Oleh : F.H Afiqoh
Aktivis Dakwah Kampus dan Member Akademi Menulis Kreatif
Berbicara tentang Kartu Pra Kerja maka tentu akan berbicara tentang bagaimana janji yang ditebarkan oleh Jokowi saat kampanye pilpres beberapa waktu lalu. Kartu Pra Kerja ini konon akan segera direalisasikan dengan nilai yang sangat menggiurkan, hal ini membuat masyarakat senang, menanti-nanti janji manisnya.

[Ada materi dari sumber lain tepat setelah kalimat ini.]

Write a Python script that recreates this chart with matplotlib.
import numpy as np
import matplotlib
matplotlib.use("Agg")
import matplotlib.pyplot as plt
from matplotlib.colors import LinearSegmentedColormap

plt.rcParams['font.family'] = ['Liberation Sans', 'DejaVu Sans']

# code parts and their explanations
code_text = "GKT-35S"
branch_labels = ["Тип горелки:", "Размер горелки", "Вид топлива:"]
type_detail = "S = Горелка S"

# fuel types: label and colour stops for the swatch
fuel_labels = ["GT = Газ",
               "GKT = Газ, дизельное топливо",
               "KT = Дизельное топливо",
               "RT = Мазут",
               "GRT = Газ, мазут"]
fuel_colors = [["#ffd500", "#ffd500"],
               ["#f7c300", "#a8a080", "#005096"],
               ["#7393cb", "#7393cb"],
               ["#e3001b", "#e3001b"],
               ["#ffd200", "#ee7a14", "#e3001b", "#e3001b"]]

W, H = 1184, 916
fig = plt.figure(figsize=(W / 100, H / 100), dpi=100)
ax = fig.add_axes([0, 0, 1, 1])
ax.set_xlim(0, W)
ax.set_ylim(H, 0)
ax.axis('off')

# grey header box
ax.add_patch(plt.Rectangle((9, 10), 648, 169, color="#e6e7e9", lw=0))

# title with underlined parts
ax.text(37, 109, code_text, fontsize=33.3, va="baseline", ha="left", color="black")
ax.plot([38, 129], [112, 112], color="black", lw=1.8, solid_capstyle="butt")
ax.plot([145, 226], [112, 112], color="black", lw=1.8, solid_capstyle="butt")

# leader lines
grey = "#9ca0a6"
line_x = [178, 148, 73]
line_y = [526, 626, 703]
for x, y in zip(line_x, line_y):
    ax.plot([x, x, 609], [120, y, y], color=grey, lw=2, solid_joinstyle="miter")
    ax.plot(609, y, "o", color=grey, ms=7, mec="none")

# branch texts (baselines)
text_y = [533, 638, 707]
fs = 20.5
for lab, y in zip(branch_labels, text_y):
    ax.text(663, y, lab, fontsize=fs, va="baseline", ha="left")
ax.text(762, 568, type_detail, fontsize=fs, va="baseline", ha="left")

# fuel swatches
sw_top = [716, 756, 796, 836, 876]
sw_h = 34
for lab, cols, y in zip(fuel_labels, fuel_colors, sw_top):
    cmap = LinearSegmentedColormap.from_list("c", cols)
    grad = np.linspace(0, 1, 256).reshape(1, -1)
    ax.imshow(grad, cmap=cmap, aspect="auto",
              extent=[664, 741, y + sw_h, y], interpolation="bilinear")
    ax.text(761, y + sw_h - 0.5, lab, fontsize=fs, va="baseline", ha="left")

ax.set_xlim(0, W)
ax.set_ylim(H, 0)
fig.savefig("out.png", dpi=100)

Saat ini Pemerintah sedang memfinalisasi detail-detail yang akan diatur dalam Kartu Pra Kerja setelah Presiden Joko Widodo meminta agar kartu tersebut diimplementasikan pada Januari 2020. Kementerian Tenaga Kerja masih mengatur terkait batas waktu lama pelatihan, konsep, mekanisme, hingga lingkup kejuruan. (CNBCIndonesia.com, 20/11/2019).
Kartu Pra Kerja yang dicetak secara digital itu nantinya berisi saldo sekitar Rp 3,650 juta sampai Rp 7,650 juta. Menteri Koordinator Pembangunan Manusia dan Kebudayaan ( Kemenko-PMK), Muhadjir Effendy ketika ditemui di Universitas Muhammadiyah Malang, (30/11/2019), mengatakan, Kartu Pra Kerja dibagikan kepada para pengantin baru yang masuk kategori miskin.
Bagi masyarakat awam akan senang mendengarkan janji manis ini. Padahal jika mau berfikir tidak akan mungkin Jokowi memberikan Kartu Pra Kerja dengan syarat yang mudah, sebaliknya akan mempersulit rakyat dengan beberapa syarat yang rumit. Padahal awalnya kartu ini untuk pengangguran kategori miskin, lalu untuk pengantin baru yang memiliki sertifikat nikah, korban PHK dan pencari kerja lain dengan beberapa syarat berikutnya. Faktanya, calon pengantin baru akan memiliki sertifikat nikah selama tiga bulan, korban PHK dan pencari kerja lain harus mengikuti pelatihan lanjutan alias pra kerja.
Oleh karena itu apa yang dijanjikan hanyalah lip service belaka, nyatanya Kartu Pra Kerja ini tidak diperuntukkan bagi pengangguran. Adapun jumlah nominal dalam kartu tersebut digunakan untuk membiayai program pelatihan bagi yang sedang mencari pekerjaan.
Inilah fakta janji manis yang telah ditebarkan. Padahal bukan janji manis yang dibutuhkan oleh rakyat melainkan terbukanya lapangan kerja, mengondusifkan iklim usaha dengan tidak menjual sumber daya alam kepada swasta maupun asing dan tidak mengimpor tenaga kerja asing, serta pemerintah dituntut untuk membenahi fundamental ekonomi. Bukan sekadar pelatihan yang tidak dapat diakses oleh seluruh calon tenaga kerja di Indonesia.
Inilah buah diterapkannya sistem kapitalisme di negeri ini. Oleh karena itu masyarakat harus menyadari atas hoaxnya lip service pemerintahan. Perlu disadari pula sekalipun ratusan kali pergantian pemimpin dan diiringi ratusan janji manis jika kapitalisme dan sekulerisme tetap bercokol di negeri ini maka problematika umat pun tidak akan tuntas teratasi, sebaliknya akan terus bertambah.
Kegagalan rezim dalam memenuhi janjinya untuk menyejahterakan rakyatnya sudah kasat mata dirasakan. Saatnya kaum muslimin kembali pada Sistem Islam yakni yang mendorong kaum muslim memiliki perhatian terhadap dunia. Kepemimpinan dalam Islam adalah kepemimpinan sebagai pengurus. Islam memerintahkan negara melalui kepemimpinannya untuk bertanggung jawab penuh dalam memenuhi seluruh kebutuhan rakyatnya. Dengan demikian, tidak akan ada bualan dan janji manis karena amanah yang diberikan adalah wujud dari ketaatan dan ketundukan seorang pemimpin terhadap Sang Pembuat Aturan, Allah Swt.
Maka sudah sepatutnya untuk segera menerapkan aturan Islam dalam institusi Daulah Khilafah Islamiyah. Dimana telah terbukti dalam sejarah kegemilangannya, yang telah membawa kebaikan kepada seluruh alam.